Par l’adoption de cette disposition, le législateur a considéré que FEDRIS dispose d’un intérêt direct, personnel, né et actuel, concret et non théorique à l’introduction de la procédure, étant ainsi dérogé aux conditions de l’article 17 du Code judiciaire.

Les autres arguments du CHU sont rejetés, la disposition légale n’exigeant aucune condition relative à une demande de la victime de se voir indemniser et cette circonstance n’étant pas de nature à rendre irrecevable la demande introduite. Il n’y a dès lors pas lieu de se prononcer sur la prescription de l’action, argument tiré du fait que l’intéressée n’a pas sollicité dans le délai l’indemnisation de son accident.

Quant à la question de savoir si la demande est devenue sans objet, le tribunal estime qu’admettre cette thèse reviendrait à considérer que les seules conséquences de la reconnaissance d’un accident résident dans l’indemnisation de la victime alors que la volonté du législateur a été de tendre vers l’application la plus uniforme possible des lois sur les accidents du travail, la réduction du nombre de cas refusés par les assureurs ou les employeurs dont les travaux parlementaires ont relevé l’augmentation, etc.

Parmi les conséquences plus concrètes envisageables, le tribunal cite (i) l’assimilation de jours d’absence à des jours travaillés, (ii) le nombre d’accidents du travail enregistrés par tel ou tel employeur et (iii) la mise en place d’une politique de prévention particulière.

Il en vient au fondement de la demande, étant de savoir si un événement soudain existe. Il reprend diverses décisions de jurisprudence ainsi que de la doctrine sur les principes en la matière, pointant plus précisément un arrêt de la Cour du travail de Liège du 8 février 2013 (C. trav. Liège, 8 février 2013, R.G. 2012/AL/485), qui a retenu que l’événement soudain peut être un geste banal, un geste qui peut également être réalisé dans le cadre de la vie courante, pour autant qu’il soit bien défini.

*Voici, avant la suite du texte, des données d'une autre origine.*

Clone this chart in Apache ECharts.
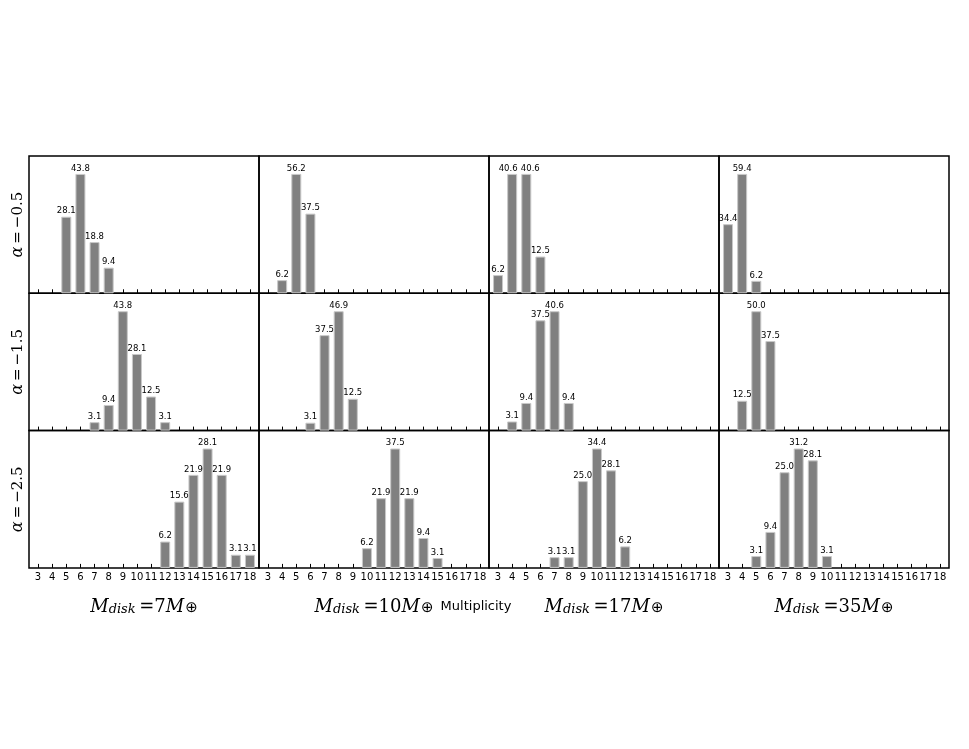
<!DOCTYPE html>
<html>
<head>
<meta charset="utf-8">
<script src="https://cdn.jsdelivr.net/npm/echarts@6/dist/echarts.min.js"></script>
<style>
  html, body { margin: 0; padding: 0; background: #fff; }
  #main { width: 969px; height: 749px; }
</style>
</head>
<body>
<div id="main"></div>
<script>
// multiplicity 3..18
var multiplicity = [3, 4, 5, 6, 7, 8, 9, 10, 11, 12, 13, 14, 15, 16, 17, 18];
var alphaLabels = ['\u22120.5', '\u22121.5', '\u22122.5'];
var diskLabels = ['7', '10', '17', '35'];

// percent per multiplicity, 0 = no bar
// alpha = -0.5
var a05_m7  = [0, 0, 28.1, 43.8, 18.8, 9.4, 0, 0, 0, 0, 0, 0, 0, 0, 0, 0];
var a05_m10 = [0, 6.2, 56.2, 37.5, 0, 0, 0, 0, 0, 0, 0, 0, 0, 0, 0, 0];
var a05_m17 = [6.2, 40.6, 40.6, 12.5, 0, 0, 0, 0, 0, 0, 0, 0, 0, 0, 0, 0];
var a05_m35 = [34.4, 59.4, 6.2, 0, 0, 0, 0, 0, 0, 0, 0, 0, 0, 0, 0, 0];
// alpha = -1.5
var a15_m7  = [0, 0, 0, 0, 3.1, 9.4, 43.8, 28.1, 12.5, 3.1, 0, 0, 0, 0, 0, 0];
var a15_m10 = [0, 0, 0, 3.1, 37.5, 46.9, 12.5, 0, 0, 0, 0, 0, 0, 0, 0, 0];
var a15_m17 = [0, 3.1, 9.4, 37.5, 40.6, 9.4, 0, 0, 0, 0, 0, 0, 0, 0, 0, 0];
var a15_m35 = [0, 12.5, 50.0, 37.5, 0, 0, 0, 0, 0, 0, 0, 0, 0, 0, 0, 0];
// alpha = -2.5
var a25_m7  = [0, 0, 0, 0, 0, 0, 0, 0, 0, 6.2, 15.6, 21.9, 28.1, 21.9, 3.1, 3.1];
var a25_m10 = [0, 0, 0, 0, 0, 0, 0, 6.2, 21.9, 37.5, 21.9, 9.4, 3.1, 0, 0, 0];
var a25_m17 = [0, 0, 0, 0, 3.1, 3.1, 25.0, 34.4, 28.1, 6.2, 0, 0, 0, 0, 0, 0];
var a25_m35 = [0, 0, 3.1, 9.4, 25.0, 31.2, 28.1, 3.1, 0, 0, 0, 0, 0, 0, 0, 0];

var panels = [
  [a05_m7, a05_m10, a05_m17, a05_m35],
  [a15_m7, a15_m10, a15_m17, a15_m35],
  [a25_m7, a25_m10, a25_m17, a25_m35]
];

var chart = echarts.init(document.getElementById('main'));

var left0 = 29, top0 = 156, cellW = 230, cellH = 137.3;
var grids = [], xAxes = [], yAxes = [], series = [], graphics = [];

for (var r = 0; r < 3; r++) {
  for (var c = 0; c < 4; c++) {
    var idx = r * 4 + c;
    var vals = panels[r][c];
    grids.push({
      left: left0 + c * cellW,
      top: top0 + r * cellH,
      width: cellW,
      height: cellH,
      show: true,
      borderColor: '#000',
      borderWidth: 1.5,
      backgroundColor: 'transparent'
    });
    xAxes.push({
      type: 'value',
      gridIndex: idx,
      min: 2.36,
      max: 18.64,
      splitLine: { show: false },
      axisLine: { show: false },
      axisTick: {
        show: true,
        inside: true,
        length: 4,
        customValues: multiplicity,
        lineStyle: { color: '#000', width: 1 }
      },
      axisLabel: {
        show: r === 2,
        customValues: multiplicity,
        color: '#000',
        fontFamily: 'DejaVu Sans',
        fontSize: 10,
        margin: 5
      }
    });
    yAxes.push({
      type: 'value',
      gridIndex: idx,
      min: 0,
      max: Math.max.apply(null, vals) * 1.15,
      show: false,
      splitLine: { show: false }
    });
    var data = [];
    for (var i = 0; i < multiplicity.length; i++) {
      if (vals[i] > 0) {
        // equal wide neighbours: push the two labels apart a little
        var dx = 0;
        if (vals[i] >= 10) {
          if (vals[i + 1] === vals[i]) dx = -4;
          else if (i > 0 && vals[i - 1] === vals[i]) dx = 4;
        }
        data.push({ value: [multiplicity[i], vals[i]], label: { offset: [dx, 0] } });
      }
    }
    series.push({
      type: 'bar',
      xAxisIndex: idx,
      yAxisIndex: idx,
      barWidth: 10,
      data: data,
      itemStyle: { color: '#808080', borderColor: '#c8c8c8', borderWidth: 1 },
      label: {
        show: true,
        position: 'top',
        distance: 1,
        color: '#000',
        fontFamily: 'DejaVu Sans',
        fontSize: 8.5,
        formatter: function (p) { return p.value[1].toFixed(1); }
      },
      silent: true,
      animation: false
    });
  }
}

// row labels: alpha = ...
for (var r2 = 0; r2 < 3; r2++) {
  graphics.push({
    type: 'text',
    x: 18,
    y: top0 + r2 * cellH + cellH / 2,
    rotation: Math.PI / 2,
    style: {
      text: '{a|\u03b1}{n|\u2009=\u2009' + alphaLabels[r2] + '}',
      align: 'center',
      verticalAlign: 'middle',
      rich: {
        a: { fontFamily: 'DejaVu Serif', fontStyle: 'italic', fontSize: 16, fill: '#000' },
        n: { fontFamily: 'DejaVu Serif', fontSize: 15, fill: '#000' }
      }
    }
  });
}

// column labels: M_disk = xM_earth
for (var c2 = 0; c2 < 4; c2++) {
  graphics.push({
    type: 'text',
    x: left0 + c2 * cellW + cellW / 2,
    y: 604,
    style: {
      text: '{m|M}{s|disk}{n|\u2009=' + diskLabels[c2] + '}{m|M}{o|\u2295}',
      align: 'center',
      verticalAlign: 'middle',
      rich: {
        m: { fontFamily: 'DejaVu Serif', fontStyle: 'italic', fontSize: 18, fill: '#000', lineHeight: 24, verticalAlign: 'bottom' },
        n: { fontFamily: 'DejaVu Serif', fontSize: 18, fill: '#000', lineHeight: 24, verticalAlign: 'bottom' },
        s: { fontFamily: 'DejaVu Serif', fontStyle: 'italic', fontSize: 13, fill: '#000', lineHeight: 14, verticalAlign: 'bottom', padding: [8, 0, 0, 0] },
        o: { fontFamily: 'DejaVu Sans', fontSize: 15, fill: '#000', lineHeight: 14, verticalAlign: 'bottom', padding: [10, 0, 0, 1] }
      }
    }
  });
}

graphics.push({
  type: 'text',
  x: 476,
  y: 607,
  style: {
    text: 'Multiplicity',
    align: 'center',
    verticalAlign: 'middle',
    fontFamily: 'DejaVu Sans',
    fontSize: 13,
    fill: '#000'
  }
});

chart.setOption({
  animation: false,
  backgroundColor: '#fff',
  grid: grids,
  xAxis: xAxes,
  yAxis: yAxes,
  series: series,
  graphic: graphics
});
</script>
</body>
</html>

En l’espèce, l’événement soudain est admis.

Reste la question de savoir si le tribunal peut condamner le CHU à indemniser l’intéressée. Le tribunal conclut ici par la négative, l’article 20decies autorisant FEDRIS à agir pour trancher le litige relatif à la prise en charge de l’accident. Ceci ne signifie pas qu’il peut, dans le cadre de cette procédure, condamner le CHU à payer à la victime ou à la mutuelle des indemnités que celles-ci ne réclament pas. Il renvoie encore au caractère d’ordre public de la législation.

En l’espèce, il relève que, s’il est étonnant que ni la victime ni sa mutuelle ne sont intervenues à la cause, ceci peut s’expliquer par le caractère très limité des conséquences de l’accident (dix jours d’incapacité).

Le tribunal fait dès lors droit à la demande, disant pour droit, dans son dispositif, que l’intéressée a été victime d’un accident du travail alors qu’elle était au service du CHU et que le jugement est opposable à elle-même ainsi qu’à son organisme assureur AMI.

Intérêt de la décision

Ce jugement rappelle un des pouvoirs de FEDRIS, dans sa mission de contrôle et de surveillance du respect de la loi.

L’article 63 de la loi du 10 avril 1971 avait été modifié par la loi du 21 décembre 2013 portant des dispositions diverses urgentes en matière de législation sociale afin d’introduire un nouvel alinéa à l’article 63, § 1er. Selon cette disposition nouvelle, en cas de contestation entre l’entreprise d’assurances et FEDRIS au sujet de la prise en charge de l’accident du travail et du maintien du refus de l’entreprise d’assurances de prendre le cas en charge, FEDRIS peut porter le litige devant la juridiction compétente. La procédure à suivre est prévue dans la suite du texte.

Il s’agit dès lors bien de viser uniquement la prise en charge de l’accident (et le maintien du refus de cette prise en charge).

La disposition adoptée quelques années plus tard par la loi du 11 décembre 2016 a la même portée : la décision du Tribunal du travail du Liège du 22 avril 2022 ne peut que constater que ses effets sont limités. Il ne s’agit pas, dans le cadre de cette disposition, d’organiser un recours permettant l’indemnisation de la victime, la limite de la mission de FEDRIS et de son pouvoir d’ester en justice portant sur reconnaissance elle-même.